**WHAT IS REQUIRED:** Retype only what runs from the first line of the listing to the line holding "const AXIS = '#9a9a9a';", both included. Do not retype the pictures.

**INFORMATION SUPPLIED:**
==================================================

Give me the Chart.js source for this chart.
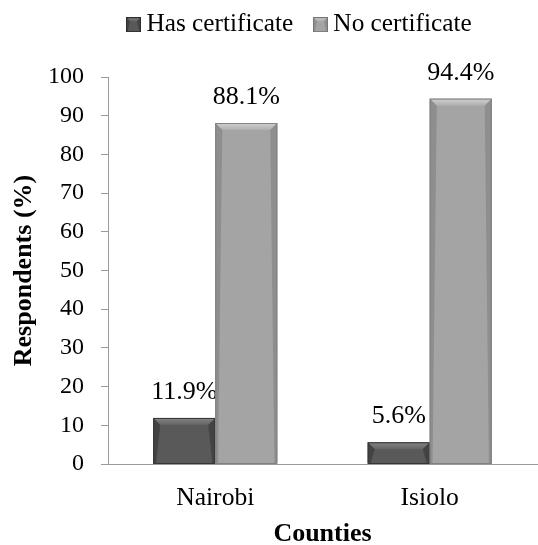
<!DOCTYPE html>
<html>
<head>
<meta charset="utf-8">
<script src="https://cdn.jsdelivr.net/npm/chart.js@4.4.1/dist/chart.umd.min.js"></script>
<style>
  html, body { margin: 0; padding: 0; background: #ffffff; }
  #wrap { width: 538px; height: 545px; }
</style>
</head>
<body>
<div id="wrap"><canvas id="c" width="538" height="545"></canvas></div>
<script>
// Certificate ownership among respondents, by county (%)
const counties = ['Nairobi', 'Isiolo'];
const hasCertificate = [11.9, 5.6];
const noCertificate = [88.1, 94.4];
const seriesNames = ['Has certificate', 'No certificate'];
const yTicks = [0, 10, 20, 30, 40, 50, 60, 70, 80, 90, 100];

const SERIF = '"Liberation Serif", "Times New Roman", serif';
const DARK = '#595959';
const LIGHT = '#a4a4a4';
const AXIS = '#9a9a9a';

function shade(hex, amt) {
  const n = parseInt(hex.slice(1), 16);
  const r = Math.max(0, Math.min(255, (n >> 16) + amt));
  const g = Math.max(0, Math.min(255, ((n >> 8) & 255) + amt));
  const b = Math.max(0, Math.min(255, (n & 255) + amt));
  return `rgb(${r},${g},${b})`;
}

// Paint a bevelled rectangle (flat face, lighter top chamfer, darker sides)
function bevelRect(ctx, x0, top, w, h, base, bevMax) {
  const x1 = x0 + w, bottom = top + h;
  const bev = Math.min(bevMax, h / 2, w / 2);
  ctx.fillStyle = base;
  ctx.fillRect(x0, top, w, h);
  const g = ctx.createLinearGradient(0, top, 0, top + bev);
  g.addColorStop(0, shade(base, 45));
  g.addColorStop(1, shade(base, 10));
  ctx.fillStyle = g;
  ctx.beginPath();
  ctx.moveTo(x0, top); ctx.lineTo(x1, top);
  ctx.lineTo(x1 - bev, top + bev); ctx.lineTo(x0 + bev, top + bev);
  ctx.closePath(); ctx.fill();
  ctx.fillStyle = shade(base, -22);
  ctx.beginPath();
  ctx.moveTo(x0, top); ctx.lineTo(x0 + bev, top + bev);
  ctx.lineTo(x0 + bev * 0.4, bottom); ctx.lineTo(x0, bottom);
  ctx.closePath(); ctx.fill();
  ctx.beginPath();
  ctx.moveTo(x1, top); ctx.lineTo(x1 - bev, top + bev);
  ctx.lineTo(x1 - bev * 0.4, bottom); ctx.lineTo(x1, bottom);
  ctx.closePath(); ctx.fill();
  ctx.strokeStyle = shade(base, -35);
  ctx.lineWidth = 1;
  ctx.strokeRect(x0 + 0.5, top + 0.5, w - 1, h - 0.5);
}

// Small bevelled swatch used as the legend marker
function swatch(color) {
  const c = document.createElement('canvas');
  c.width = 15; c.height = 15;
  const cx = c.getContext('2d');
  bevelRect(cx, 0, 0, 15, 15, color, 4);
  cx.strokeStyle = shade(color, -45);
  cx.strokeRect(0.5, 0.5, 14, 14);
  return c;
}

// Bevelled bar faces and percentage labels above each bar
const bevelAndLabels = {
  id: 'bevelAndLabels',
  afterDatasetsDraw(chart) {
    const ctx = chart.ctx;
    chart.data.datasets.forEach((ds, di) => {
      const meta = chart.getDatasetMeta(di);
      meta.data.forEach((bar, i) => {
        const x0 = bar.x - bar.width / 2;
        const top = bar.y, h = bar.base - bar.y;
        ctx.save();
        bevelRect(ctx, x0, top, bar.width, h, ds.backgroundColor, 7);
        ctx.fillStyle = '#000000';
        ctx.font = '26px ' + SERIF;
        ctx.textAlign = 'center';
        ctx.textBaseline = 'alphabetic';
        ctx.fillText(ds.data[i].toFixed(1) + '%', bar.x, top - 19);
        ctx.restore();
      });
    });
  }
};

// Fixed legend band height and placement
const legendBand = {
  id: 'legendBand',
  beforeInit(chart) {
    const fit = chart.legend.fit;
    chart.legend.fit = function () {
      fit.call(this);
      this.height = 77;
    };
  },
  afterLayout(chart) {
    const lg = chart.legend;
    lg.left += 34; lg.right += 34;
    lg.top -= 15; lg.bottom -= 15;
  }
};

new Chart(document.getElementById('c'), {
  type: 'bar',
  data: {
    labels: counties,
    datasets: [
      { label: seriesNames[0], data: hasCertificate, backgroundColor: DARK, borderWidth: 0 },
      { label: seriesNames[1], data: noCertificate, backgroundColor: LIGHT, borderWidth: 0 }
    ]
  },
  options: {
    responsive: false,
    animation: false,
    layout: { padding: { left: 0, right: 1, top: 0, bottom: 0 } },
    datasets: { bar: { categoryPercentage: 0.578, barPercentage: 1 } },
    plugins: {
      tooltip: { enabled: false },
      legend: {
        position: 'top',
        labels: {
          font: { family: SERIF, size: 25.3 },
          color: '#000000',
          usePointStyle: true,
          boxWidth: 0.5,
          boxHeight: 15,
          padding: 27,
          generateLabels(chart) {
            return chart.data.datasets.map((d, i) => ({
              text: d.label,
              fillStyle: d.backgroundColor,
              strokeStyle: d.backgroundColor,
              lineWidth: 0,
              pointStyle: swatch(d.backgroundColor),
              datasetIndex: i
            }));
          }
        }
      }
    },
    scales: {
      x: {
        offset: true,
        grid: { display: false, drawTicks: false },
        border: { display: true, color: AXIS, width: 1 },
        ticks: { font: { family: SERIF, size: 25.6 }, color: '#000000', padding: 19 },
        title: {
          display: true, text: 'Counties',
          font: { family: SERIF, size: 26, weight: 'bold' }, color: '#000000',
          padding: { top: 0, bottom: -5 }
        },
        afterFit(scale) { scale.height = 81; }
      },
      y: {
        min: 0, max: 100,
        afterBuildTicks(scale) { scale.ticks = yTicks.map(v => ({ value: v })); },
        grid: { drawOnChartArea: false, drawTicks: true, tickLength: 7, color: AXIS },
        border: { display: true, color: AXIS, width: 1 },
        ticks: { font: { family: SERIF, size: 24 }, color: '#000000', padding: 17 },
        title: {
          display: true, text: 'Respondents (%)',
          font: { family: SERIF, size: 26, weight: 'bold' }, color: '#000000',
          padding: { top: 9, bottom: 0 }
        },
        afterFit(scale) { scale.width = 108; }
      }
    }
  },
  plugins: [legendBand, bevelAndLabels]
});
</script>
</body>
</html>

==================================================

**EXERCISE RESULT:**
Give me the Chart.js source for this chart.
<!DOCTYPE html>
<html>
<head>
<meta charset="utf-8">
<script src="https://cdn.jsdelivr.net/npm/chart.js@4.4.1/dist/chart.umd.min.js"></script>
<style>
  html, body { margin: 0; padding: 0; background: #ffffff; }
  #wrap { width: 538px; height: 545px; }
</style>
</head>
<body>
<div id="wrap"><canvas id="c" width="538" height="545"></canvas></div>
<script>
// Certificate ownership among respondents, by county (%)
const counties = ['Nairobi', 'Isiolo'];
const hasCertificate = [11.9, 5.6];
const noCertificate = [88.1, 94.4];
const seriesNames = ['Has certificate', 'No certificate'];
const yTicks = [0, 10, 20, 30, 40, 50, 60, 70, 80, 90, 100];

const SERIF = '"Liberation Serif", "Times New Roman", serif';
const DARK = '#595959';
const LIGHT = '#a4a4a4';
const AXIS = '#9a9a9a';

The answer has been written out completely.